Excerpted records
________________

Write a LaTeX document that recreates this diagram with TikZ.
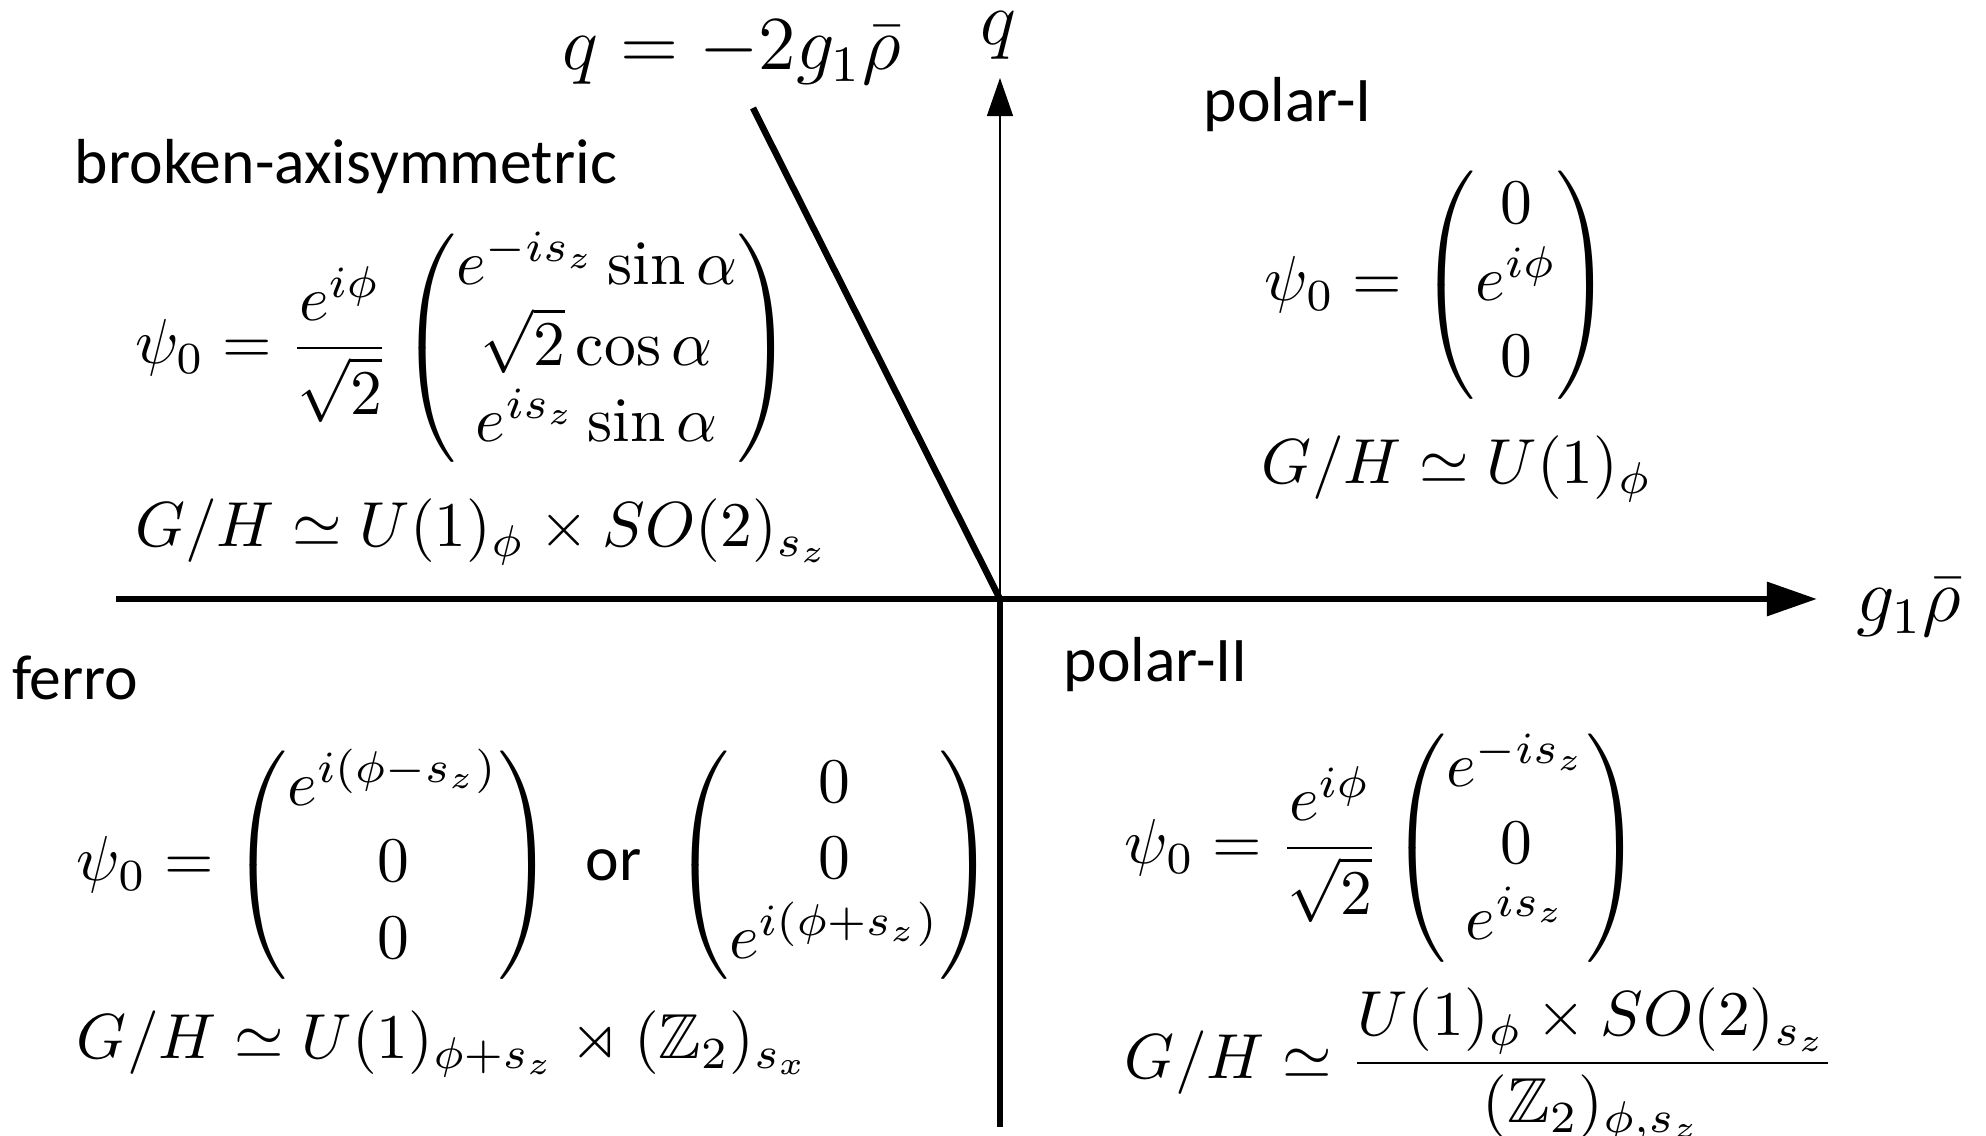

________________

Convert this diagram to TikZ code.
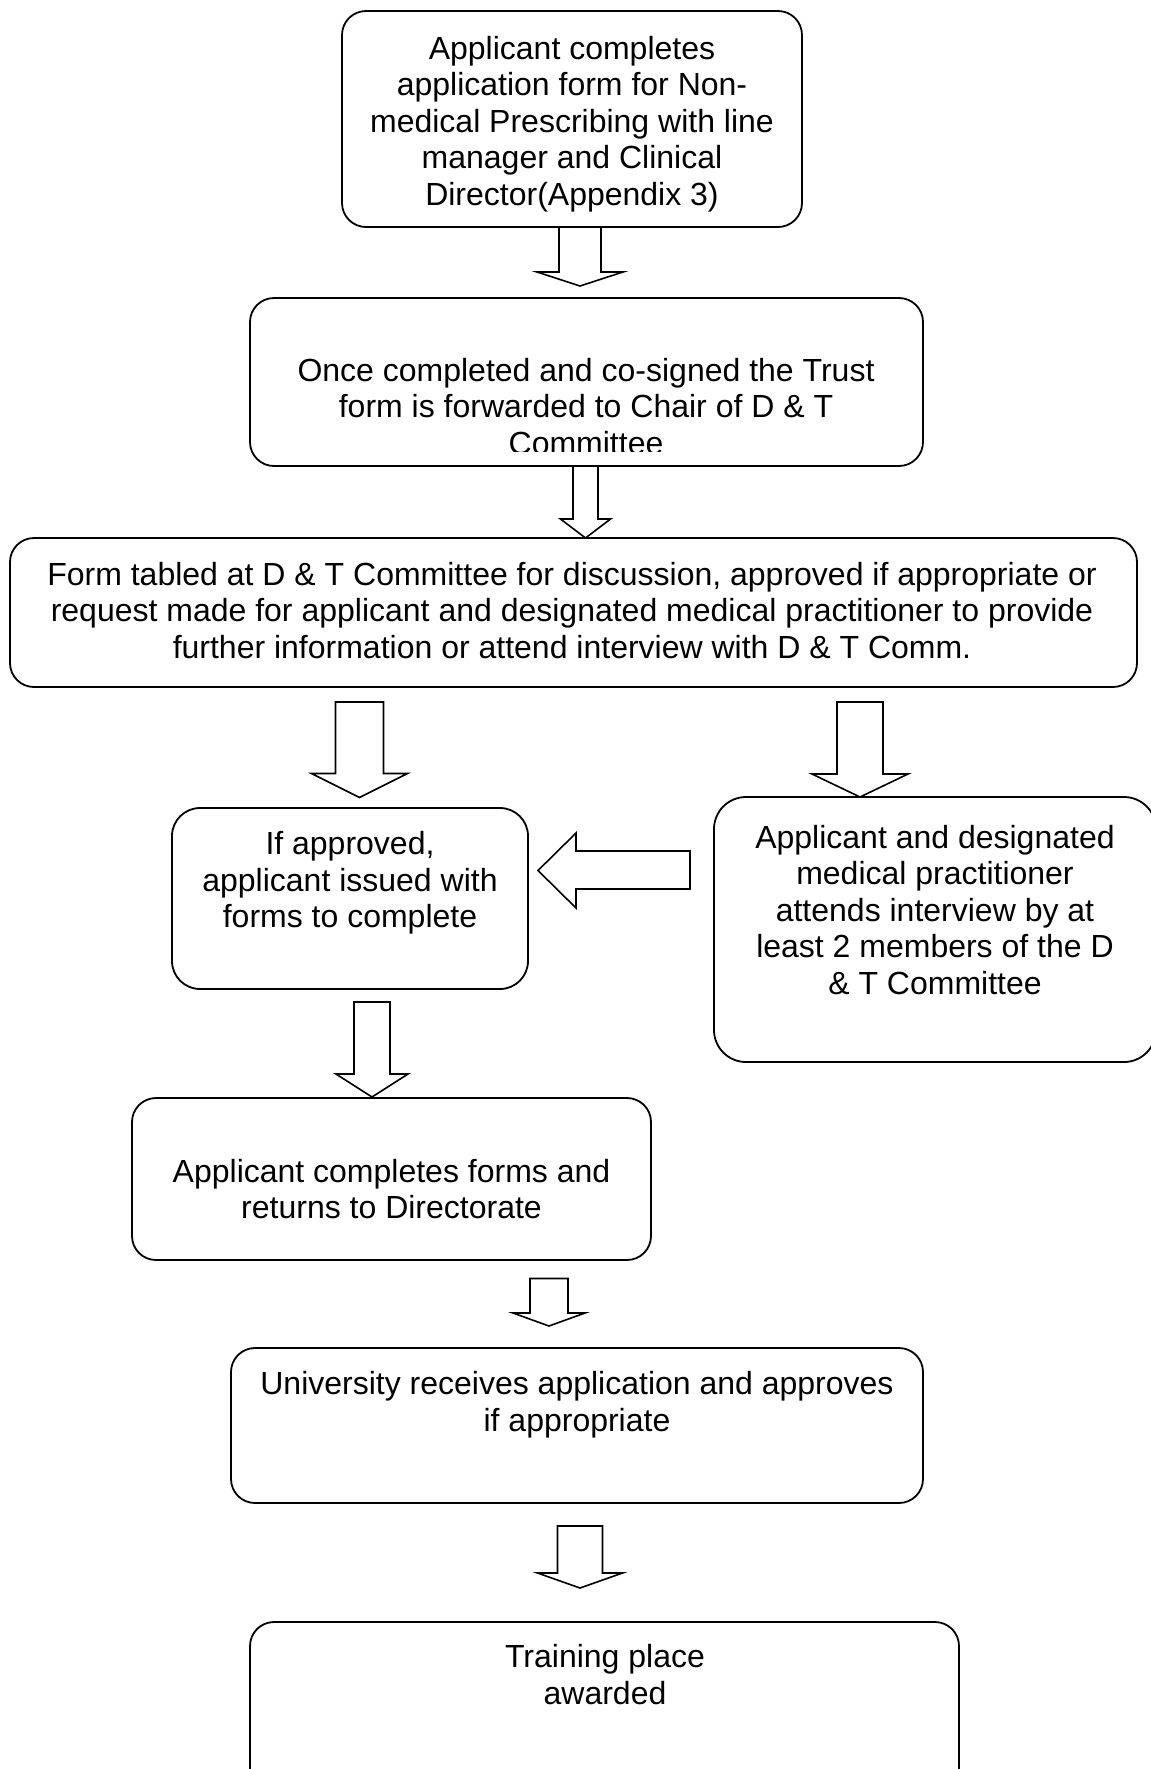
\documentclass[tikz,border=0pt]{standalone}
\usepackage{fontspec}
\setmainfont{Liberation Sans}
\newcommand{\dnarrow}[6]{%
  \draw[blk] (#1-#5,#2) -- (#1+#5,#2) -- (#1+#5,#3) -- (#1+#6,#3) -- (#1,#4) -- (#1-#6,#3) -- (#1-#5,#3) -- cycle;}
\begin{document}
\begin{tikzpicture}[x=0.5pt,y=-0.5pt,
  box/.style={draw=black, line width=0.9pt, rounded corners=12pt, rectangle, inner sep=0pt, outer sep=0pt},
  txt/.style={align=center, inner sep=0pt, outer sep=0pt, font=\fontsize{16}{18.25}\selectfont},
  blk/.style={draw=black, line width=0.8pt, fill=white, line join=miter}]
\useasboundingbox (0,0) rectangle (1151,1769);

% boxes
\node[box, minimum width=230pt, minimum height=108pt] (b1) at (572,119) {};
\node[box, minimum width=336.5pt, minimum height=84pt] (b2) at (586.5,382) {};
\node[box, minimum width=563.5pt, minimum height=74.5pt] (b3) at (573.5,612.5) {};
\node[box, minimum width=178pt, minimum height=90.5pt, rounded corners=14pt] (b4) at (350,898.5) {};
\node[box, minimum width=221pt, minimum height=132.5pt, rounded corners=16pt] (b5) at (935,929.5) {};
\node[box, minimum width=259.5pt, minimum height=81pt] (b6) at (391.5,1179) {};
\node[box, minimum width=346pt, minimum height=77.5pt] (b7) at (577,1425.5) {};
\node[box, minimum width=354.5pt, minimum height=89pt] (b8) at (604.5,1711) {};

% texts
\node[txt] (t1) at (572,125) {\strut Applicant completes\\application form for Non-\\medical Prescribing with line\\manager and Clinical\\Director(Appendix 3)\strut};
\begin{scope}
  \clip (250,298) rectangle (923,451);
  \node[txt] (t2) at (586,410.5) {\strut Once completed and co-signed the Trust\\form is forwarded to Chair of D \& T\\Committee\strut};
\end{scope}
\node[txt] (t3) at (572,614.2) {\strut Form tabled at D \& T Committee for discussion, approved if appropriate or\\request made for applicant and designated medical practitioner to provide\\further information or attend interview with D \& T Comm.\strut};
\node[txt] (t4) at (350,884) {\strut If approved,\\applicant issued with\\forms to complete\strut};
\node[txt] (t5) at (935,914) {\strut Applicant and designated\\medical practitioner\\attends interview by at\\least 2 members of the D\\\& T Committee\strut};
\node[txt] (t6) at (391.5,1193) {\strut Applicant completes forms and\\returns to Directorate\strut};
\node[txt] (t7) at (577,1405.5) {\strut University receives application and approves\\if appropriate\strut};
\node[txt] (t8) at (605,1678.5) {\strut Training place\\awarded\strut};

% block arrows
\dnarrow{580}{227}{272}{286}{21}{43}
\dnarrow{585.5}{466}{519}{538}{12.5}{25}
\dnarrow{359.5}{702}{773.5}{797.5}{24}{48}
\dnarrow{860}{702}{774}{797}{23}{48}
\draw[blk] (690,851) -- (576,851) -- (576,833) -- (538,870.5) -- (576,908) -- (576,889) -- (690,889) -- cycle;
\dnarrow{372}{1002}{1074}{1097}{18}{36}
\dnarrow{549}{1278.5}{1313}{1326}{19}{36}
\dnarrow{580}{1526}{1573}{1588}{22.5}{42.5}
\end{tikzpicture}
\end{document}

________________

Directions
Write out the lines beginning with the one that contains "Convert this diagram to TikZ code." and ending with the one that contains "(0,0) rectangle (1151,1769);", exactly as given. Leave pictures out.

Solution for this exercise
Convert this diagram to TikZ code.
\documentclass[tikz,border=0pt]{standalone}
\usepackage{fontspec}
\setmainfont{Liberation Sans}
\newcommand{\dnarrow}[6]{%
  \draw[blk] (#1-#5,#2) -- (#1+#5,#2) -- (#1+#5,#3) -- (#1+#6,#3) -- (#1,#4) -- (#1-#6,#3) -- (#1-#5,#3) -- cycle;}
\begin{document}
\begin{tikzpicture}[x=0.5pt,y=-0.5pt,
  box/.style={draw=black, line width=0.9pt, rounded corners=12pt, rectangle, inner sep=0pt, outer sep=0pt},
  txt/.style={align=center, inner sep=0pt, outer sep=0pt, font=\fontsize{16}{18.25}\selectfont},
  blk/.style={draw=black, line width=0.8pt, fill=white, line join=miter}]
\useasboundingbox (0,0) rectangle (1151,1769);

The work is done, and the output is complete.